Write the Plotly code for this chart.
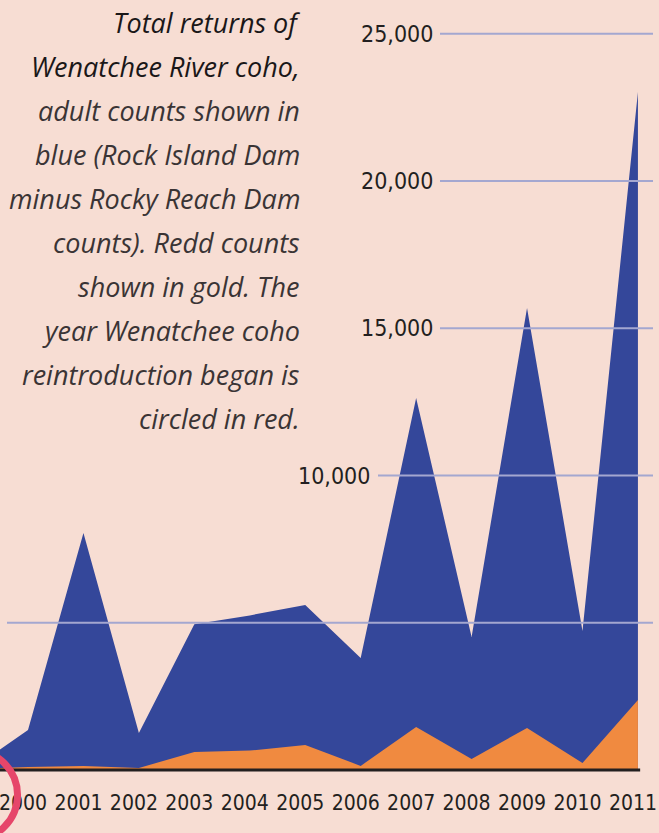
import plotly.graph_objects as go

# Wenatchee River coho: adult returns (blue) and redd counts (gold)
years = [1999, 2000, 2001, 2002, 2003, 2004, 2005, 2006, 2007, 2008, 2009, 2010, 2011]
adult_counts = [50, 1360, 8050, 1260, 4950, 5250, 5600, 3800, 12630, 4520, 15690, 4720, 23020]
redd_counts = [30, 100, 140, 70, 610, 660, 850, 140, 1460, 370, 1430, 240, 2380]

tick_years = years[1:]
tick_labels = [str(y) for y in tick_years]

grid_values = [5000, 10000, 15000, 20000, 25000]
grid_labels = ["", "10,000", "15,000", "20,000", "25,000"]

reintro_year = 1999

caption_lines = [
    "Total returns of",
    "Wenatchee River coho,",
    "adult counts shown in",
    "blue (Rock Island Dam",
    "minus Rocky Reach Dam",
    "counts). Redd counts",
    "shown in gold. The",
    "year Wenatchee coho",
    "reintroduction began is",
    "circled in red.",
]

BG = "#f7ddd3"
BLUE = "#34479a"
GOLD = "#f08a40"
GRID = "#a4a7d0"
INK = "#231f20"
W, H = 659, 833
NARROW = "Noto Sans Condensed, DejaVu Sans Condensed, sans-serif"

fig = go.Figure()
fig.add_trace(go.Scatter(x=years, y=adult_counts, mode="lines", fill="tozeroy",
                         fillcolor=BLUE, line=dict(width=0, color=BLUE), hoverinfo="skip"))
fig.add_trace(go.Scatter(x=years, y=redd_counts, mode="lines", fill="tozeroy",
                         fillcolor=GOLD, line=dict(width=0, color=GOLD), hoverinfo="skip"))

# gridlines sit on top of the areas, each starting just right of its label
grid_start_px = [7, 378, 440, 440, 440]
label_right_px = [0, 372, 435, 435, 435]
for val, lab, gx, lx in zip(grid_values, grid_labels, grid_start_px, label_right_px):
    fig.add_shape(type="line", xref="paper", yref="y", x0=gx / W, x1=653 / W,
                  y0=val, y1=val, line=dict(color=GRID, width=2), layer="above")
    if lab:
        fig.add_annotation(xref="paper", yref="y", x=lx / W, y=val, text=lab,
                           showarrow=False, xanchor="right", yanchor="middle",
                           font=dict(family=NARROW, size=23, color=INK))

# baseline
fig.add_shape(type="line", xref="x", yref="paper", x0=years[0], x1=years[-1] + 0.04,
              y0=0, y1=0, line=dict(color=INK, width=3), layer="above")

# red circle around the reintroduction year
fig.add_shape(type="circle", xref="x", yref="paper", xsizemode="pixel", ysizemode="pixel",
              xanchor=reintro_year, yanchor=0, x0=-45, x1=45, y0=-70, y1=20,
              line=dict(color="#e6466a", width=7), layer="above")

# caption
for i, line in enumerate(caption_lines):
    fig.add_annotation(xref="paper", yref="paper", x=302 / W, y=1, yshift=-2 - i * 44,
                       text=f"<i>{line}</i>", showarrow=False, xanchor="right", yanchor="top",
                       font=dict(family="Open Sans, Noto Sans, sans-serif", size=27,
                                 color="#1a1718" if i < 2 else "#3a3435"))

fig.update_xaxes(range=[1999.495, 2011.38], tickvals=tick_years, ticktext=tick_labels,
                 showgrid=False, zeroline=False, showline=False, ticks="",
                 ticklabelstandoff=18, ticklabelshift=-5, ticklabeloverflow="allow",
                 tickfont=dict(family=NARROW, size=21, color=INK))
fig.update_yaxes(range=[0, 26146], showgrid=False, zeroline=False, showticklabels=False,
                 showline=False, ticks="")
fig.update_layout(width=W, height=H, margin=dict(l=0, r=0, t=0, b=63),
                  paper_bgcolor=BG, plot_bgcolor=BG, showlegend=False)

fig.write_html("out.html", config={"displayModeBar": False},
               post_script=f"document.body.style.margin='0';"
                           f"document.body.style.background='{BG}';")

▶ Task requirements:
Reproduce each line exactly, please, except for any pictures.

▶ Solution to this task:
Write the Plotly code for this chart.
import plotly.graph_objects as go

# Wenatchee River coho: adult returns (blue) and redd counts (gold)
years = [1999, 2000, 2001, 2002, 2003, 2004, 2005, 2006, 2007, 2008, 2009, 2010, 2011]
adult_counts = [50, 1360, 8050, 1260, 4950, 5250, 5600, 3800, 12630, 4520, 15690, 4720, 23020]
redd_counts = [30, 100, 140, 70, 610, 660, 850, 140, 1460, 370, 1430, 240, 2380]

tick_years = years[1:]
tick_labels = [str(y) for y in tick_years]

grid_values = [5000, 10000, 15000, 20000, 25000]
grid_labels = ["", "10,000", "15,000", "20,000", "25,000"]

reintro_year = 1999

caption_lines = [
    "Total returns of",
    "Wenatchee River coho,",
    "adult counts shown in",
    "blue (Rock Island Dam",
    "minus Rocky Reach Dam",
    "counts). Redd counts",
    "shown in gold. The",
    "year Wenatchee coho",
    "reintroduction began is",
    "circled in red.",
]

BG = "#f7ddd3"
BLUE = "#34479a"
GOLD = "#f08a40"
GRID = "#a4a7d0"
INK = "#231f20"
W, H = 659, 833
NARROW = "Noto Sans Condensed, DejaVu Sans Condensed, sans-serif"

fig = go.Figure()
fig.add_trace(go.Scatter(x=years, y=adult_counts, mode="lines", fill="tozeroy",
                         fillcolor=BLUE, line=dict(width=0, color=BLUE), hoverinfo="skip"))
fig.add_trace(go.Scatter(x=years, y=redd_counts, mode="lines", fill="tozeroy",
                         fillcolor=GOLD, line=dict(width=0, color=GOLD), hoverinfo="skip"))

# gridlines sit on top of the areas, each starting just right of its label
grid_start_px = [7, 378, 440, 440, 440]
label_right_px = [0, 372, 435, 435, 435]
for val, lab, gx, lx in zip(grid_values, grid_labels, grid_start_px, label_right_px):
    fig.add_shape(type="line", xref="paper", yref="y", x0=gx / W, x1=653 / W,
                  y0=val, y1=val, line=dict(color=GRID, width=2), layer="above")
    if lab:
        fig.add_annotation(xref="paper", yref="y", x=lx / W, y=val, text=lab,
                           showarrow=False, xanchor="right", yanchor="middle",
                           font=dict(family=NARROW, size=23, color=INK))

# baseline
fig.add_shape(type="line", xref="x", yref="paper", x0=years[0], x1=years[-1] + 0.04,
              y0=0, y1=0, line=dict(color=INK, width=3), layer="above")

# red circle around the reintroduction year
fig.add_shape(type="circle", xref="x", yref="paper", xsizemode="pixel", ysizemode="pixel",
              xanchor=reintro_year, yanchor=0, x0=-45, x1=45, y0=-70, y1=20,
              line=dict(color="#e6466a", width=7), layer="above")

# caption
for i, line in enumerate(caption_lines):
    fig.add_annotation(xref="paper", yref="paper", x=302 / W, y=1, yshift=-2 - i * 44,
                       text=f"<i>{line}</i>", showarrow=False, xanchor="right", yanchor="top",
                       font=dict(family="Open Sans, Noto Sans, sans-serif", size=27,
                                 color="#1a1718" if i < 2 else "#3a3435"))

fig.update_xaxes(range=[1999.495, 2011.38], tickvals=tick_years, ticktext=tick_labels,
                 showgrid=False, zeroline=False, showline=False, ticks="",
                 ticklabelstandoff=18, ticklabelshift=-5, ticklabeloverflow="allow",
                 tickfont=dict(family=NARROW, size=21, color=INK))
fig.update_yaxes(range=[0, 26146], showgrid=False, zeroline=False, showticklabels=False,
                 showline=False, ticks="")
fig.update_layout(width=W, height=H, margin=dict(l=0, r=0, t=0, b=63),
                  paper_bgcolor=BG, plot_bgcolor=BG, showlegend=False)

fig.write_html("out.html", config={"displayModeBar": False},
               post_script=f"document.body.style.margin='0';"
                           f"document.body.style.background='{BG}';")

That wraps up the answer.